* **To be done**
Return each line of the listing below, unchanged, and omit the images.

* **Recorded information**

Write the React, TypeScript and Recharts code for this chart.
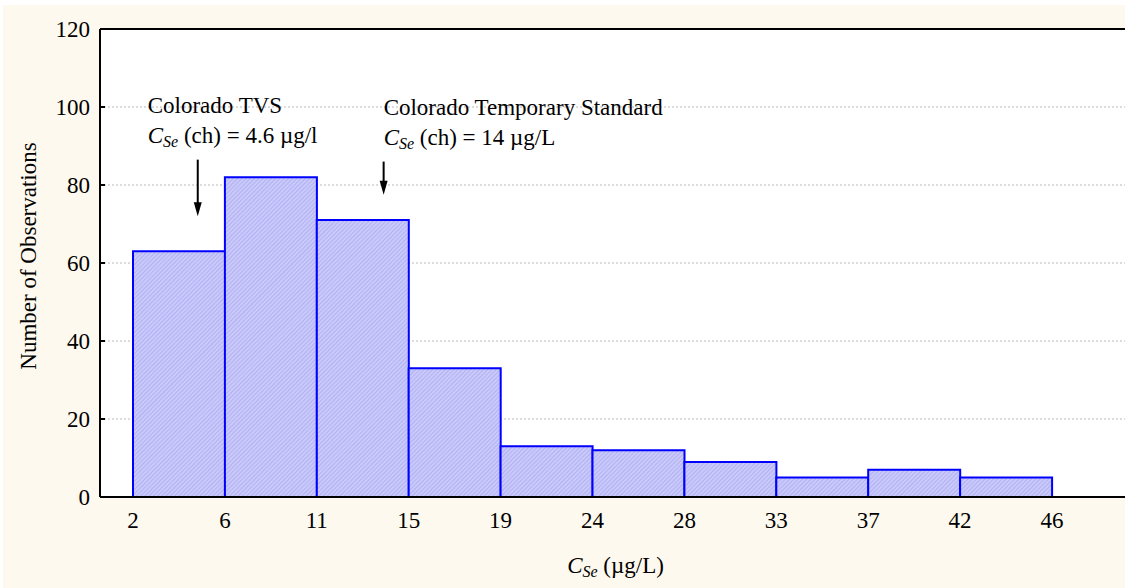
import React from "react";
import {
    ComposedChart,
    Bar,
    XAxis,
    YAxis,
    CartesianGrid,
    ReferenceLine,
} from "recharts";

// histogram classes (C_Se, µg/L) and observation counts
const binNames = ["2-6", "6-11", "11-15", "15-19", "19-24", "24-28", "28-33", "33-37", "37-42", "42-46"];
const counts = [63, 82, 71, 33, 13, 12, 9, 5, 7, 5];

// class edges on the concentration axis and the labels printed under them
const edgeValues = [2, 6.4, 10.8, 15.2, 19.6, 24, 28.4, 32.8, 37.2, 41.6, 46];
const edgeLabels = ["2", "6", "11", "15", "19", "24", "28", "33", "37", "42", "46"];

const yTicks = [0, 20, 40, 60, 80, 100, 120];

// standards marked with arrows
const markers = [
    { x: 5.1, yFrom: 86.5, yTo: 72, title: "Colorado TVS", value: "4.6 µg/l", dx: -50 },
    { x: 14, yFrom: 86, yTo: 77.5, title: "Colorado Temporary Standard", value: "14 µg/L", dx: 0 },
];

const data = binNames.map((name, i) => ({ name, lo: edgeValues[i], count: counts[i] }));

const FONT = "'Liberation Serif', 'Times New Roman', serif";
const FS = 23;
const CREAM = "#fef9ee";

function ArrowShape(props: any, m: (typeof markers)[number]) {
    const { x1, y1, x2, y2 } = props;
    if (x1 == null) return <g />;
    const tx = x1 + m.dx;
    return (
        <g fontFamily={FONT} fontSize={FS} fill="#000">
            <text x={tx} y={y1 - 47}>{m.title}</text>
            <text x={tx} y={y1 - 17}>
                <tspan fontStyle="italic">C</tspan>
                <tspan fontStyle="italic" fontSize={16} dy={4}>Se</tspan>
                <tspan dy={-4}>{` (ch) = ${m.value}`}</tspan>
            </text>
            <line x1={x1} y1={y1} x2={x2} y2={y2 - 10} stroke="#000" strokeWidth={2} />
            <polygon points={`${x2 - 4},${y2 - 14} ${x2},${y2} ${x2 + 4},${y2 - 14}`} fill="#000" />
        </g>
    );
}

export default function App() {
    return (
        <div style={{ position: "absolute", left: 0, top: 0, width: 1125, height: 588, background: "#fff" }}>
            <div style={{ position: "absolute", left: 3, top: 5, width: 1122, height: 583, background: CREAM }}>
                <ComposedChart
                    width={1122}
                    height={583}
                    data={data}
                    barCategoryGap={0}
                    margin={{ top: 24, right: 0, bottom: 31, left: 0 }}
                >
                    <defs>
                        <pattern id="hatch" patternUnits="userSpaceOnUse" width={3} height={3} patternTransform="rotate(45)">
                            <rect width={3} height={3} fill="#c9c9fa" />
                            <line x1={0} y1={0} x2={0} y2={3} stroke="#a3a3f0" strokeWidth={1.2} />
                        </pattern>
                    </defs>
                    <CartesianGrid
                        xAxisId="edges"
                        vertical={false}
                        fill="#fff"
                        stroke="#b8b8b8"
                        strokeDasharray="2 2"
                    />
                    <XAxis
                        xAxisId="bins"
                        dataKey="name"
                        orientation="top"
                        hide
                        padding={{ left: 33, right: 73 }}
                    />
                    <XAxis
                        xAxisId="edges"
                        dataKey="lo"
                        type="number"
                        domain={[2, 46]}
                        ticks={edgeValues}
                        tickFormatter={(v, i) => edgeLabels[i]}
                        padding={{ left: 33, right: 73 }}
                        allowDataOverflow
                        height={60}
                        tickLine={false}
                        tickSize={0}
                        tickMargin={15}
                        axisLine={{ stroke: "#000", strokeWidth: 2 }}
                        tick={{ fill: "#000", fontSize: FS, fontFamily: FONT }}
                        label={{
                            content: (p: any) => {
                                const vb = p.viewBox || {};
                                return (
                                    <text
                                        x={vb.x + vb.width / 2 + 3}
                                        y={vb.y + 76}
                                        textAnchor="middle"
                                        fontFamily={FONT}
                                        fontSize={FS}
                                        fill="#000"
                                    >
                                        <tspan fontStyle="italic">C</tspan>
                                        <tspan fontStyle="italic" fontSize={16} dy={4}>Se</tspan>
                                        <tspan dy={-4}> (µg/L)</tspan>
                                    </text>
                                );
                            },
                        }}
                    />
                    <YAxis
                        domain={[0, 120]}
                        ticks={yTicks}
                        width={97}
                        tickSize={-5}
                        tickMargin={15}
                        tickLine={{ stroke: "#000", strokeWidth: 2 }}
                        axisLine={{ stroke: "#000", strokeWidth: 2 }}
                        tick={{ fill: "#000", fontSize: FS, fontFamily: FONT }}
                        label={{
                            content: (p: any) => {
                                const vb = p.viewBox || {};
                                const cx = 33;
                                const cy = vb.y + vb.height / 2 - 7;
                                return (
                                    <text
                                        x={cx}
                                        y={cy}
                                        transform={`rotate(-90, ${cx}, ${cy})`}
                                        textAnchor="middle"
                                        fontFamily={FONT}
                                        fontSize={FS}
                                        fill="#000"
                                    >
                                        Number of Observations
                                    </text>
                                );
                            },
                        }}
                    />
                    <ReferenceLine xAxisId="edges" y={120} stroke="#000" strokeWidth={2} />
                    <Bar
                        xAxisId="bins"
                        dataKey="count"
                        fill="url(#hatch)"
                        stroke="#0000ff"
                        strokeWidth={2}
                        isAnimationActive={false}
                    />
                    {markers.map((m) => (
                        <ReferenceLine
                            key={m.title}
                            xAxisId="edges"
                            segment={[
                                { x: m.x, y: m.yFrom },
                                { x: m.x, y: m.yTo },
                            ]}
                            shape={(p: any) => ArrowShape(p, m)}
                        />
                    ))}
                </ComposedChart>
            </div>
        </div>
    );
}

* **Response to this task**
Write the React, TypeScript and Recharts code for this chart.
import React from "react";
import {
    ComposedChart,
    Bar,
    XAxis,
    YAxis,
    CartesianGrid,
    ReferenceLine,
} from "recharts";

// histogram classes (C_Se, µg/L) and observation counts
const binNames = ["2-6", "6-11", "11-15", "15-19", "19-24", "24-28", "28-33", "33-37", "37-42", "42-46"];
const counts = [63, 82, 71, 33, 13, 12, 9, 5, 7, 5];

// class edges on the concentration axis and the labels printed under them
const edgeValues = [2, 6.4, 10.8, 15.2, 19.6, 24, 28.4, 32.8, 37.2, 41.6, 46];
const edgeLabels = ["2", "6", "11", "15", "19", "24", "28", "33", "37", "42", "46"];

const yTicks = [0, 20, 40, 60, 80, 100, 120];

// standards marked with arrows
const markers = [
    { x: 5.1, yFrom: 86.5, yTo: 72, title: "Colorado TVS", value: "4.6 µg/l", dx: -50 },
    { x: 14, yFrom: 86, yTo: 77.5, title: "Colorado Temporary Standard", value: "14 µg/L", dx: 0 },
];

const data = binNames.map((name, i) => ({ name, lo: edgeValues[i], count: counts[i] }));

const FONT = "'Liberation Serif', 'Times New Roman', serif";
const FS = 23;
const CREAM = "#fef9ee";

function ArrowShape(props: any, m: (typeof markers)[number]) {
    const { x1, y1, x2, y2 } = props;
    if (x1 == null) return <g />;
    const tx = x1 + m.dx;
    return (
        <g fontFamily={FONT} fontSize={FS} fill="#000">
            <text x={tx} y={y1 - 47}>{m.title}</text>
            <text x={tx} y={y1 - 17}>
                <tspan fontStyle="italic">C</tspan>
                <tspan fontStyle="italic" fontSize={16} dy={4}>Se</tspan>
                <tspan dy={-4}>{` (ch) = ${m.value}`}</tspan>
            </text>
            <line x1={x1} y1={y1} x2={x2} y2={y2 - 10} stroke="#000" strokeWidth={2} />
            <polygon points={`${x2 - 4},${y2 - 14} ${x2},${y2} ${x2 + 4},${y2 - 14}`} fill="#000" />
        </g>
    );
}

export default function App() {
    return (
        <div style={{ position: "absolute", left: 0, top: 0, width: 1125, height: 588, background: "#fff" }}>
            <div style={{ position: "absolute", left: 3, top: 5, width: 1122, height: 583, background: CREAM }}>
                <ComposedChart
                    width={1122}
                    height={583}
                    data={data}
                    barCategoryGap={0}
                    margin={{ top: 24, right: 0, bottom: 31, left: 0 }}
                >
                    <defs>
                        <pattern id="hatch" patternUnits="userSpaceOnUse" width={3} height={3} patternTransform="rotate(45)">
                            <rect width={3} height={3} fill="#c9c9fa" />
                            <line x1={0} y1={0} x2={0} y2={3} stroke="#a3a3f0" strokeWidth={1.2} />
                        </pattern>
                    </defs>
                    <CartesianGrid
                        xAxisId="edges"
                        vertical={false}
                        fill="#fff"
                        stroke="#b8b8b8"
                        strokeDasharray="2 2"
                    />
                    <XAxis
                        xAxisId="bins"
                        dataKey="name"
                        orientation="top"
                        hide
                        padding={{ left: 33, right: 73 }}
                    />
                    <XAxis
                        xAxisId="edges"
                        dataKey="lo"
                        type="number"
                        domain={[2, 46]}
                        ticks={edgeValues}
                        tickFormatter={(v, i) => edgeLabels[i]}
                        padding={{ left: 33, right: 73 }}
                        allowDataOverflow
                        height={60}
                        tickLine={false}
                        tickSize={0}
                        tickMargin={15}
                        axisLine={{ stroke: "#000", strokeWidth: 2 }}
                        tick={{ fill: "#000", fontSize: FS, fontFamily: FONT }}
                        label={{
                            content: (p: any) => {
                                const vb = p.viewBox || {};
                                return (
                                    <text
                                        x={vb.x + vb.width / 2 + 3}
                                        y={vb.y + 76}
                                        textAnchor="middle"
                                        fontFamily={FONT}
                                        fontSize={FS}
                                        fill="#000"
                                    >
                                        <tspan fontStyle="italic">C</tspan>
                                        <tspan fontStyle="italic" fontSize={16} dy={4}>Se</tspan>
                                        <tspan dy={-4}> (µg/L)</tspan>
                                    </text>
                                );
                            },
                        }}
                    />
                    <YAxis
                        domain={[0, 120]}
                        ticks={yTicks}
                        width={97}
                        tickSize={-5}
                        tickMargin={15}
                        tickLine={{ stroke: "#000", strokeWidth: 2 }}
                        axisLine={{ stroke: "#000", strokeWidth: 2 }}
                        tick={{ fill: "#000", fontSize: FS, fontFamily: FONT }}
                        label={{
                            content: (p: any) => {
                                const vb = p.viewBox || {};
                                const cx = 33;
                                const cy = vb.y + vb.height / 2 - 7;
                                return (
                                    <text
                                        x={cx}
                                        y={cy}
                                        transform={`rotate(-90, ${cx}, ${cy})`}
                                        textAnchor="middle"
                                        fontFamily={FONT}
                                        fontSize={FS}
                                        fill="#000"
                                    >
                                        Number of Observations
                                    </text>
                                );
                            },
                        }}
                    />
                    <ReferenceLine xAxisId="edges" y={120} stroke="#000" strokeWidth={2} />
                    <Bar
                        xAxisId="bins"
                        dataKey="count"
                        fill="url(#hatch)"
                        stroke="#0000ff"
                        strokeWidth={2}
                        isAnimationActive={false}
                    />
                    {markers.map((m) => (
                        <ReferenceLine
                            key={m.title}
                            xAxisId="edges"
                            segment={[
                                { x: m.x, y: m.yFrom },
                                { x: m.x, y: m.yTo },
                            ]}
                            shape={(p: any) => ArrowShape(p, m)}
                        />
                    ))}
                </ComposedChart>
            </div>
        </div>
    );
}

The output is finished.